DATA —
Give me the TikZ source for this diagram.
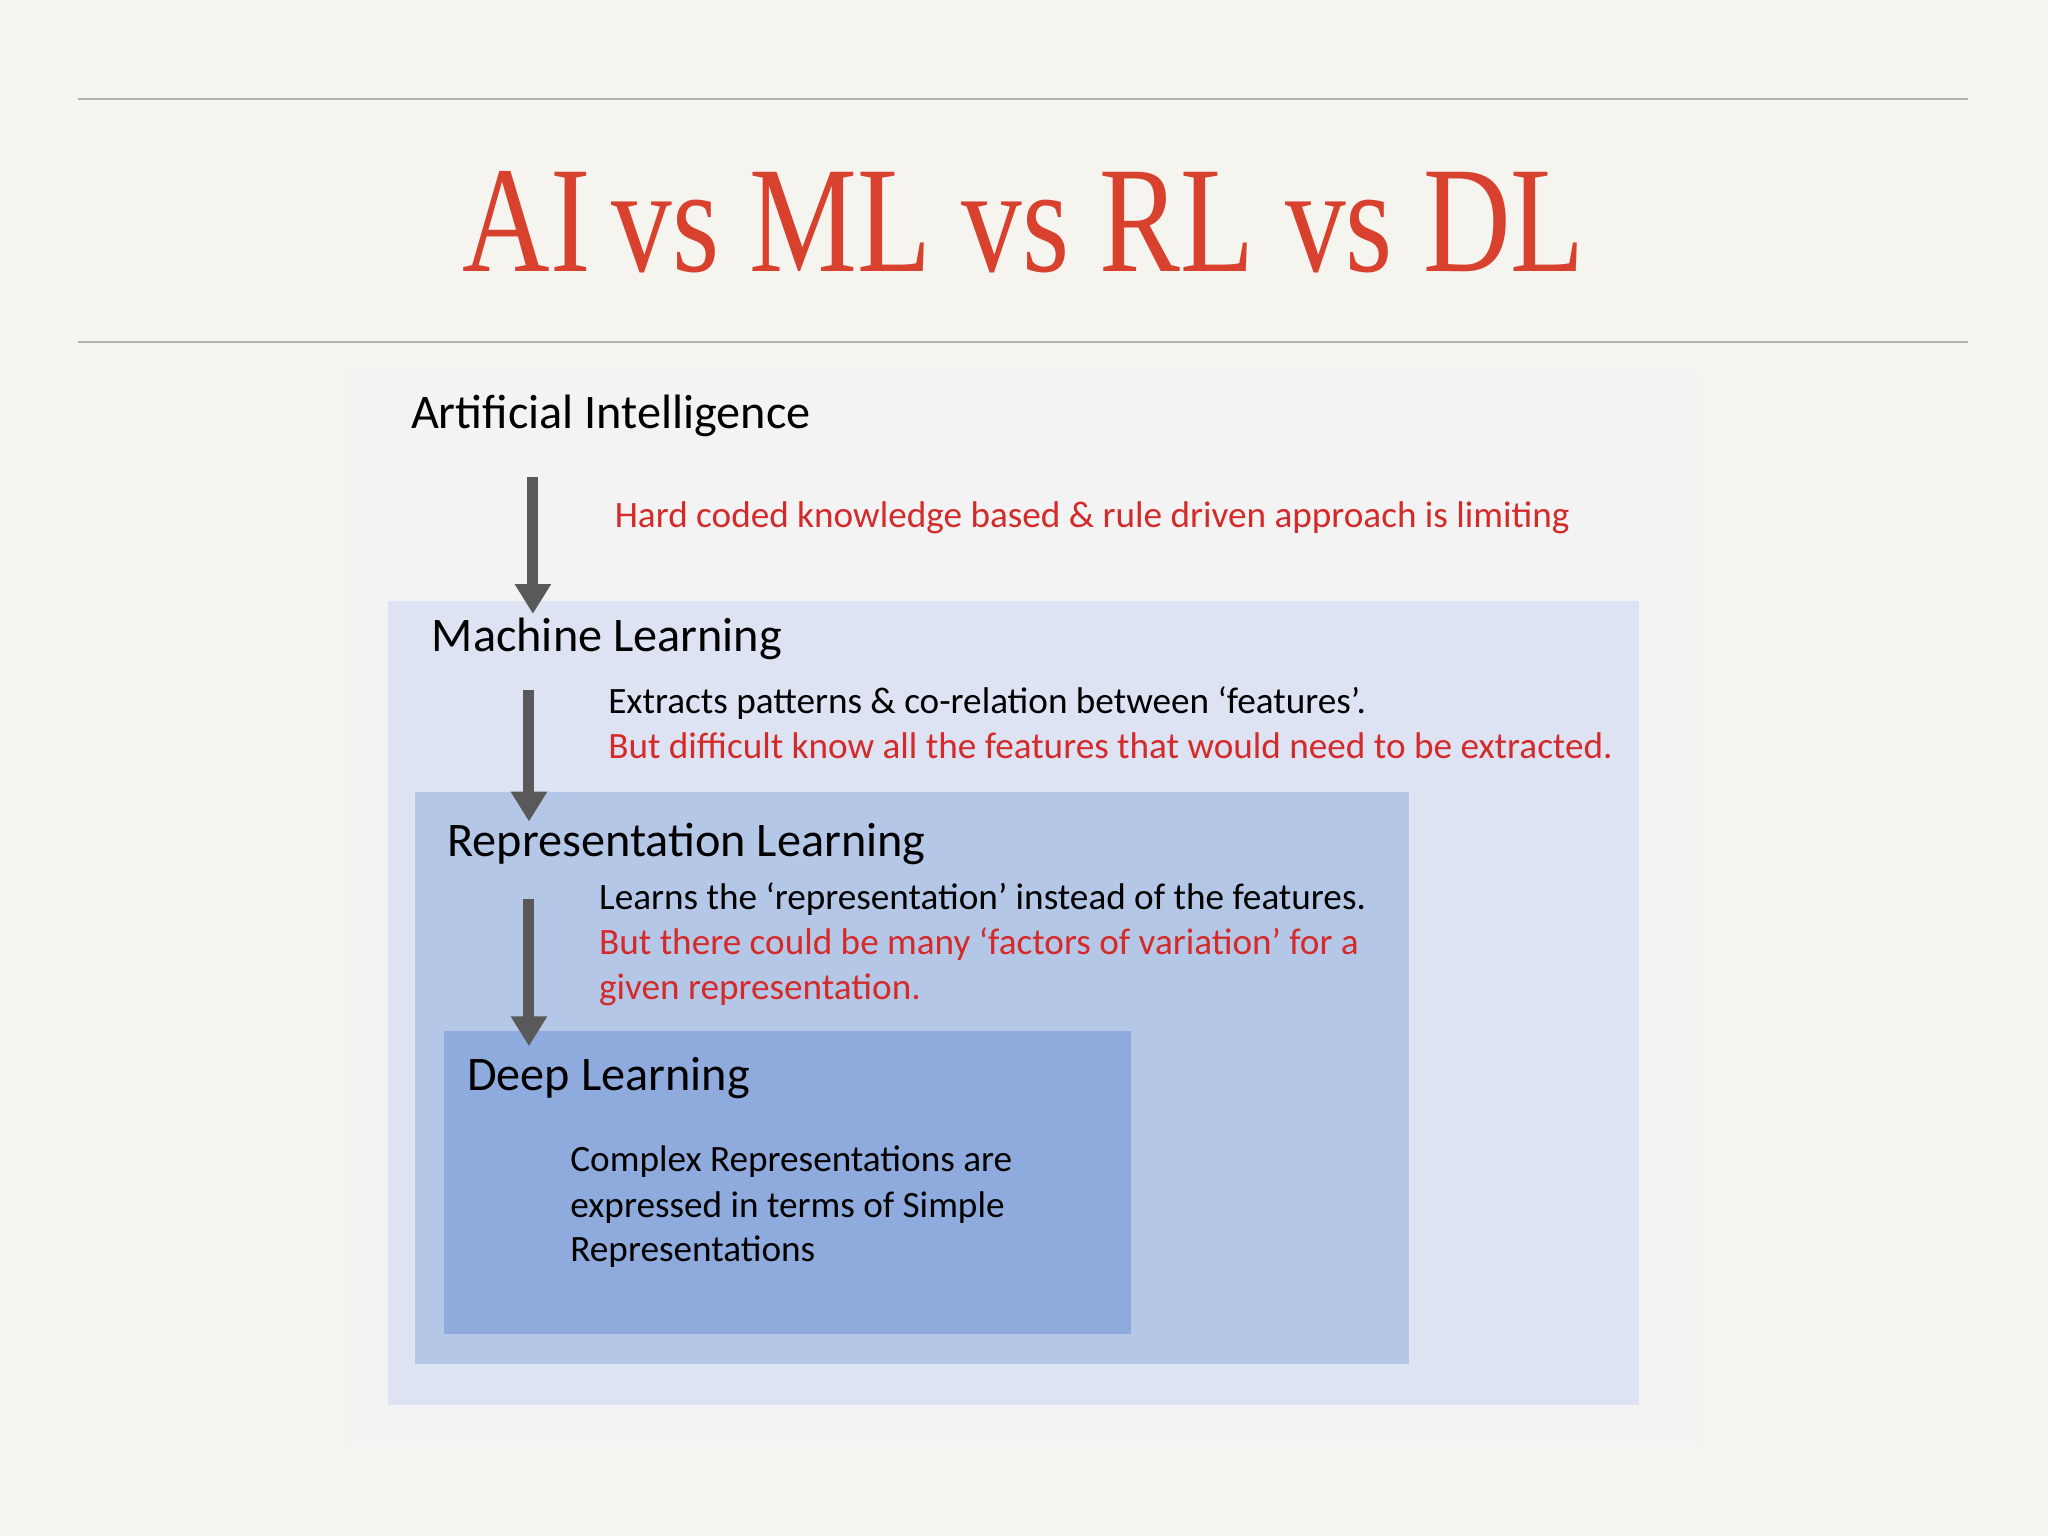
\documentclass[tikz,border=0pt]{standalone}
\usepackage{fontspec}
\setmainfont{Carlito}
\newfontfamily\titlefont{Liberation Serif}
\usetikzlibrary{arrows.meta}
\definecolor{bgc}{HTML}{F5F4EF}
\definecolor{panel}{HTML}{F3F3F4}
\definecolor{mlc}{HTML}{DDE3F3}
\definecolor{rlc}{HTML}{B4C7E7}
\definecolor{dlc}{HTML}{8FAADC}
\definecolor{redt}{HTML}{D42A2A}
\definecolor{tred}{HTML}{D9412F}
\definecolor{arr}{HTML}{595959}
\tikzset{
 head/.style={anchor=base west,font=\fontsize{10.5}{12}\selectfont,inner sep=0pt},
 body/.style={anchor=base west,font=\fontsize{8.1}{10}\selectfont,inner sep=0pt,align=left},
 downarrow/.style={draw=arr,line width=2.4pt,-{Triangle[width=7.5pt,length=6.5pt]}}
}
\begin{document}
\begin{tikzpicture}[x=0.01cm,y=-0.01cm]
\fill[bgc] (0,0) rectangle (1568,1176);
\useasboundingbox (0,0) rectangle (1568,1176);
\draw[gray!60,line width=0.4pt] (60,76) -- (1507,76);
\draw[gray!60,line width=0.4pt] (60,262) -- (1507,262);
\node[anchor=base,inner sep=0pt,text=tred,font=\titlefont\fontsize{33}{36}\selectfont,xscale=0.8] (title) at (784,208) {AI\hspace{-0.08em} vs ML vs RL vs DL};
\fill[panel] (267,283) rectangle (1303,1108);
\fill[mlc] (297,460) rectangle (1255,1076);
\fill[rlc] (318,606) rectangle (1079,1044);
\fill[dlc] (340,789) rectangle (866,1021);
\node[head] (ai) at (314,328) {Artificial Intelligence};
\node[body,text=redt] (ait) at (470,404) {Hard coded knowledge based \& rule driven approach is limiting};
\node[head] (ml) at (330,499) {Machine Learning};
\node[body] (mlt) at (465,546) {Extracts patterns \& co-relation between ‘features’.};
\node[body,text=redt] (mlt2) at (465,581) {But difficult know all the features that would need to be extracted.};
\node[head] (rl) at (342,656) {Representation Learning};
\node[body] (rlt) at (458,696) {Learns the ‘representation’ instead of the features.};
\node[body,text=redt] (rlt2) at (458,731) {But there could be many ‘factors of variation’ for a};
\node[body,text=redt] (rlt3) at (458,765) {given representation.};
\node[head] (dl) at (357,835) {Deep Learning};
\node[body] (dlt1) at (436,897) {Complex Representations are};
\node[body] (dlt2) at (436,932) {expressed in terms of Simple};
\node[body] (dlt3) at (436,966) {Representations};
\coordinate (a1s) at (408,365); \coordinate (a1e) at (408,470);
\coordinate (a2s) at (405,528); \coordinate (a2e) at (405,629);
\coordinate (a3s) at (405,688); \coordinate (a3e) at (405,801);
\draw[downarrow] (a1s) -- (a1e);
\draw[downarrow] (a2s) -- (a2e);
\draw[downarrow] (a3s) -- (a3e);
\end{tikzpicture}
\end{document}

WHAT THE EXERCISE ASKS — Take the listing above and restate it word for word, without its pictures.

SOLVED EXERCISE —
Give me the TikZ source for this diagram.
\documentclass[tikz,border=0pt]{standalone}
\usepackage{fontspec}
\setmainfont{Carlito}
\newfontfamily\titlefont{Liberation Serif}
\usetikzlibrary{arrows.meta}
\definecolor{bgc}{HTML}{F5F4EF}
\definecolor{panel}{HTML}{F3F3F4}
\definecolor{mlc}{HTML}{DDE3F3}
\definecolor{rlc}{HTML}{B4C7E7}
\definecolor{dlc}{HTML}{8FAADC}
\definecolor{redt}{HTML}{D42A2A}
\definecolor{tred}{HTML}{D9412F}
\definecolor{arr}{HTML}{595959}
\tikzset{
 head/.style={anchor=base west,font=\fontsize{10.5}{12}\selectfont,inner sep=0pt},
 body/.style={anchor=base west,font=\fontsize{8.1}{10}\selectfont,inner sep=0pt,align=left},
 downarrow/.style={draw=arr,line width=2.4pt,-{Triangle[width=7.5pt,length=6.5pt]}}
}
\begin{document}
\begin{tikzpicture}[x=0.01cm,y=-0.01cm]
\fill[bgc] (0,0) rectangle (1568,1176);
\useasboundingbox (0,0) rectangle (1568,1176);
\draw[gray!60,line width=0.4pt] (60,76) -- (1507,76);
\draw[gray!60,line width=0.4pt] (60,262) -- (1507,262);
\node[anchor=base,inner sep=0pt,text=tred,font=\titlefont\fontsize{33}{36}\selectfont,xscale=0.8] (title) at (784,208) {AI\hspace{-0.08em} vs ML vs RL vs DL};
\fill[panel] (267,283) rectangle (1303,1108);
\fill[mlc] (297,460) rectangle (1255,1076);
\fill[rlc] (318,606) rectangle (1079,1044);
\fill[dlc] (340,789) rectangle (866,1021);
\node[head] (ai) at (314,328) {Artificial Intelligence};
\node[body,text=redt] (ait) at (470,404) {Hard coded knowledge based \& rule driven approach is limiting};
\node[head] (ml) at (330,499) {Machine Learning};
\node[body] (mlt) at (465,546) {Extracts patterns \& co-relation between ‘features’.};
\node[body,text=redt] (mlt2) at (465,581) {But difficult know all the features that would need to be extracted.};
\node[head] (rl) at (342,656) {Representation Learning};
\node[body] (rlt) at (458,696) {Learns the ‘representation’ instead of the features.};
\node[body,text=redt] (rlt2) at (458,731) {But there could be many ‘factors of variation’ for a};
\node[body,text=redt] (rlt3) at (458,765) {given representation.};
\node[head] (dl) at (357,835) {Deep Learning};
\node[body] (dlt1) at (436,897) {Complex Representations are};
\node[body] (dlt2) at (436,932) {expressed in terms of Simple};
\node[body] (dlt3) at (436,966) {Representations};
\coordinate (a1s) at (408,365); \coordinate (a1e) at (408,470);
\coordinate (a2s) at (405,528); \coordinate (a2e) at (405,629);
\coordinate (a3s) at (405,688); \coordinate (a3e) at (405,801);
\draw[downarrow] (a1s) -- (a1e);
\draw[downarrow] (a2s) -- (a2e);
\draw[downarrow] (a3s) -- (a3e);
\end{tikzpicture}
\end{document}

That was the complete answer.